Collected material:
::::

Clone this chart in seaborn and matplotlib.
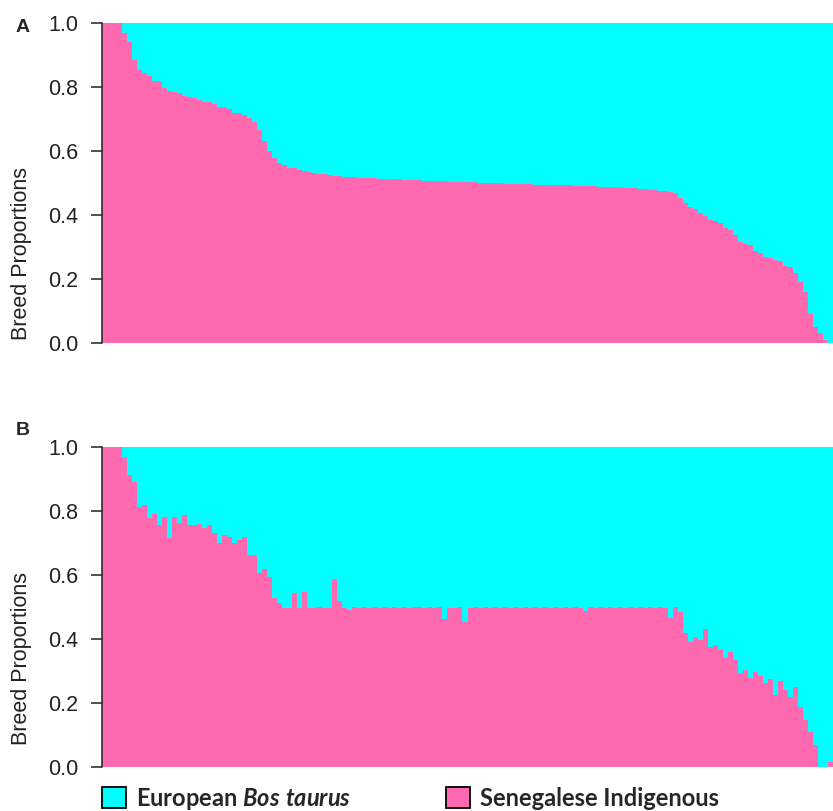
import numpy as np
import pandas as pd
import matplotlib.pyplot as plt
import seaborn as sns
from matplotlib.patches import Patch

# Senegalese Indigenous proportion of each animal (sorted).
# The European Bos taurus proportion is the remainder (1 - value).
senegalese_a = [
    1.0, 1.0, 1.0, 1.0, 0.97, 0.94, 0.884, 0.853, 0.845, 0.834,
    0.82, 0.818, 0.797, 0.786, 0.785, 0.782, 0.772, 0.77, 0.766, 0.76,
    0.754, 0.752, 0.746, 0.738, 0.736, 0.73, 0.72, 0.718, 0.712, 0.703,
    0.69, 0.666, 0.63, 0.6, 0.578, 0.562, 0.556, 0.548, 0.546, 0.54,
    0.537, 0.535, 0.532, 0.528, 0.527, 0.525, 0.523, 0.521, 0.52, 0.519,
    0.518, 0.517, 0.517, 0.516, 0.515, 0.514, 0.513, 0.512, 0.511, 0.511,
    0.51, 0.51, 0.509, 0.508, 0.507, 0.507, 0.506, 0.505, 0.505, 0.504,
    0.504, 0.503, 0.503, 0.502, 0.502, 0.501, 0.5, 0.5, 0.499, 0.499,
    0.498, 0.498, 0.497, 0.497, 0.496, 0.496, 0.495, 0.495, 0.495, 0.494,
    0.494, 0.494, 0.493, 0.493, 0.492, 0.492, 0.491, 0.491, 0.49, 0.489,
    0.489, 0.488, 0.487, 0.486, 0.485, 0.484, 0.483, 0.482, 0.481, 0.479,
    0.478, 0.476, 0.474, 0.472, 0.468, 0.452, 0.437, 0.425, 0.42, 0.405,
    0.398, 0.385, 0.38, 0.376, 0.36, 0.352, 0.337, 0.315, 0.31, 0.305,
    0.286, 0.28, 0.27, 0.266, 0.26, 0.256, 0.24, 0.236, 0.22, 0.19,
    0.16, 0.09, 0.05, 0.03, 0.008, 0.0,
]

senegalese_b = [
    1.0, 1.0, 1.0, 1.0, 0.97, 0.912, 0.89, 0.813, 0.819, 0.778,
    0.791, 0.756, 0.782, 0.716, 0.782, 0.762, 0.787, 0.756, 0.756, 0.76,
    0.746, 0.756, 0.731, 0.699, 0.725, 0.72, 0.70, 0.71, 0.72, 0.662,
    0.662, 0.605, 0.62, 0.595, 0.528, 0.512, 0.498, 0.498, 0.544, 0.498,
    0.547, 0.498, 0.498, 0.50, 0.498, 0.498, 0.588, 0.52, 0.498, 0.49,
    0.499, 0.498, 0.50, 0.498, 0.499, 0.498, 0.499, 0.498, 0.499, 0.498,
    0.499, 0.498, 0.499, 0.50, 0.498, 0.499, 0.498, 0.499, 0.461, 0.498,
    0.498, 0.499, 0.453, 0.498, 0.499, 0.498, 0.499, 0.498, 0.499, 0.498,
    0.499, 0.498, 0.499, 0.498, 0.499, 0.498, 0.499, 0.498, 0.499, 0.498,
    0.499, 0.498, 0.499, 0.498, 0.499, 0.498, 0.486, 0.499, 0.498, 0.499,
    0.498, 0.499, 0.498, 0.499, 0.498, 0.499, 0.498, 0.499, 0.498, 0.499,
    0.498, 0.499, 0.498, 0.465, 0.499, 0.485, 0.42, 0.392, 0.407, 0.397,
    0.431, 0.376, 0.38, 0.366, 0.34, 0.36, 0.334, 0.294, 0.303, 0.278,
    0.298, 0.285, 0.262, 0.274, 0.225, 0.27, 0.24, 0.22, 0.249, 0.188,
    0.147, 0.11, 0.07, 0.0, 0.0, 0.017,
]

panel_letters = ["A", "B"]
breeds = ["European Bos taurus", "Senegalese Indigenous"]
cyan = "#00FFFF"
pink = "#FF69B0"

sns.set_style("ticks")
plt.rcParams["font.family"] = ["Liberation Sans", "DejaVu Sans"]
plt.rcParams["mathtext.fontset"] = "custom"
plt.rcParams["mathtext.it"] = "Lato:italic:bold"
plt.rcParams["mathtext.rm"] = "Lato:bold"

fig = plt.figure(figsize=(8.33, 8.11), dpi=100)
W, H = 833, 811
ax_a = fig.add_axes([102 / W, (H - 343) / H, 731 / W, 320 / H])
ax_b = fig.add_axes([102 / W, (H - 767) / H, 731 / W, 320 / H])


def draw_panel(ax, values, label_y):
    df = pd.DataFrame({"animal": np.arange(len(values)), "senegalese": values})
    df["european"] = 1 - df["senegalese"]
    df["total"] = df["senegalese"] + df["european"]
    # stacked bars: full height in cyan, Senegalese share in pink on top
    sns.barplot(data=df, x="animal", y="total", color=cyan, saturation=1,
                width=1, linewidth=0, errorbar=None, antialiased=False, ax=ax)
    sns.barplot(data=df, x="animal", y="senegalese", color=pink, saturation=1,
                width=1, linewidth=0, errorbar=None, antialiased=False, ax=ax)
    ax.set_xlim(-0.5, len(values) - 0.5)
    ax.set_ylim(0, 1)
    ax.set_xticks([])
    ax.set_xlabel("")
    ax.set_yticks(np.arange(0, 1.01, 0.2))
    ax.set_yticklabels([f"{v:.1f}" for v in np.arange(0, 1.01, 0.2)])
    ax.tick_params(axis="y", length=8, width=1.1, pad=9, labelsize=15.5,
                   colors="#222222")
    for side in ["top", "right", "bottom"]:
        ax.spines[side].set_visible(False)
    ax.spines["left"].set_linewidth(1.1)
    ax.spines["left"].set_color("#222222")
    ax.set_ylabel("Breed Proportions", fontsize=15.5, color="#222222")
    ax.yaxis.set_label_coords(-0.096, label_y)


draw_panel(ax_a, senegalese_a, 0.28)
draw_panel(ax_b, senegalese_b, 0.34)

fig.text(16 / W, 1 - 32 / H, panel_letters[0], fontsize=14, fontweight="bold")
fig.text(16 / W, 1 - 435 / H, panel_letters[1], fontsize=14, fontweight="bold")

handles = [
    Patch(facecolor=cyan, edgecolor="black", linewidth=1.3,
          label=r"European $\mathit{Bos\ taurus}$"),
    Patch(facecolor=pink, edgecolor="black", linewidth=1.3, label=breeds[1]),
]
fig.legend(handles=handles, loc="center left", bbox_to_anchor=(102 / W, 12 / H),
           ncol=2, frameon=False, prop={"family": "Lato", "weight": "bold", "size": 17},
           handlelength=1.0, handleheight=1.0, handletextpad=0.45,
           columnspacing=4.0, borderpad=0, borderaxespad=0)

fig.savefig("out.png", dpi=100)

::::

Description of the task: Exactly restate the lines from the beginning of the data through the line with "from matplotlib.patches import Patch", and no others, keeping pictures out.

Answer for the task:
Clone this chart in seaborn and matplotlib.
import numpy as np
import pandas as pd
import matplotlib.pyplot as plt
import seaborn as sns
from matplotlib.patches import Patch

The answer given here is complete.